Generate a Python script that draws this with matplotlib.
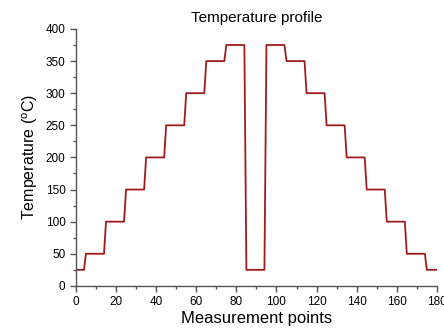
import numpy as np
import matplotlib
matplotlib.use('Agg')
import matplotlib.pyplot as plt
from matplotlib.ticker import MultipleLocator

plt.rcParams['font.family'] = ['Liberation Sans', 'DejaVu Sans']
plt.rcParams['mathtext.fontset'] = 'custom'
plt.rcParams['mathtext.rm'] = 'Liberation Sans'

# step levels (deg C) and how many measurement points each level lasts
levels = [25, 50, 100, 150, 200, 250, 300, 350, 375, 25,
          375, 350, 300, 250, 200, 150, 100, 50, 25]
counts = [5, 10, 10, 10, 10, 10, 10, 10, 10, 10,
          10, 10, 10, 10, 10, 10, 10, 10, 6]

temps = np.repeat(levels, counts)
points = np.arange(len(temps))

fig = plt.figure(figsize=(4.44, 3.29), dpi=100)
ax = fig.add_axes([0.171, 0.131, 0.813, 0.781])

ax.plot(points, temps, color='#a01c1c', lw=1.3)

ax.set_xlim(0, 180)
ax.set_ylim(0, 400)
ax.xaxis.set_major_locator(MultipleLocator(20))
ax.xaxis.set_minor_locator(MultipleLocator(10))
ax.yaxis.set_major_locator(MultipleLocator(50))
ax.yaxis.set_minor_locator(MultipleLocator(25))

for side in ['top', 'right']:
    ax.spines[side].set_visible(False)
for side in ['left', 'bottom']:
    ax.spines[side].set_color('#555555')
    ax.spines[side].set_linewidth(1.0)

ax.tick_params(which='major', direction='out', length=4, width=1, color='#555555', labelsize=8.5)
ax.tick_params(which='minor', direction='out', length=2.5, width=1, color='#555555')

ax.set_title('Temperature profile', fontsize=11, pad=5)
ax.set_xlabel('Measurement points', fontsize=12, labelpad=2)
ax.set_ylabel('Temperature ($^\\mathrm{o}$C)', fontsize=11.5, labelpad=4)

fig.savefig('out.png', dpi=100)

• Objective:
Repeat the data exactly, without the pictures.

• Answer to this exercise:
Generate a Python script that draws this with matplotlib.
import numpy as np
import matplotlib
matplotlib.use('Agg')
import matplotlib.pyplot as plt
from matplotlib.ticker import MultipleLocator

plt.rcParams['font.family'] = ['Liberation Sans', 'DejaVu Sans']
plt.rcParams['mathtext.fontset'] = 'custom'
plt.rcParams['mathtext.rm'] = 'Liberation Sans'

# step levels (deg C) and how many measurement points each level lasts
levels = [25, 50, 100, 150, 200, 250, 300, 350, 375, 25,
          375, 350, 300, 250, 200, 150, 100, 50, 25]
counts = [5, 10, 10, 10, 10, 10, 10, 10, 10, 10,
          10, 10, 10, 10, 10, 10, 10, 10, 6]

temps = np.repeat(levels, counts)
points = np.arange(len(temps))

fig = plt.figure(figsize=(4.44, 3.29), dpi=100)
ax = fig.add_axes([0.171, 0.131, 0.813, 0.781])

ax.plot(points, temps, color='#a01c1c', lw=1.3)

ax.set_xlim(0, 180)
ax.set_ylim(0, 400)
ax.xaxis.set_major_locator(MultipleLocator(20))
ax.xaxis.set_minor_locator(MultipleLocator(10))
ax.yaxis.set_major_locator(MultipleLocator(50))
ax.yaxis.set_minor_locator(MultipleLocator(25))

for side in ['top', 'right']:
    ax.spines[side].set_visible(False)
for side in ['left', 'bottom']:
    ax.spines[side].set_color('#555555')
    ax.spines[side].set_linewidth(1.0)

ax.tick_params(which='major', direction='out', length=4, width=1, color='#555555', labelsize=8.5)
ax.tick_params(which='minor', direction='out', length=2.5, width=1, color='#555555')

ax.set_title('Temperature profile', fontsize=11, pad=5)
ax.set_xlabel('Measurement points', fontsize=12, labelpad=2)
ax.set_ylabel('Temperature ($^\\mathrm{o}$C)', fontsize=11.5, labelpad=4)

fig.savefig('out.png', dpi=100)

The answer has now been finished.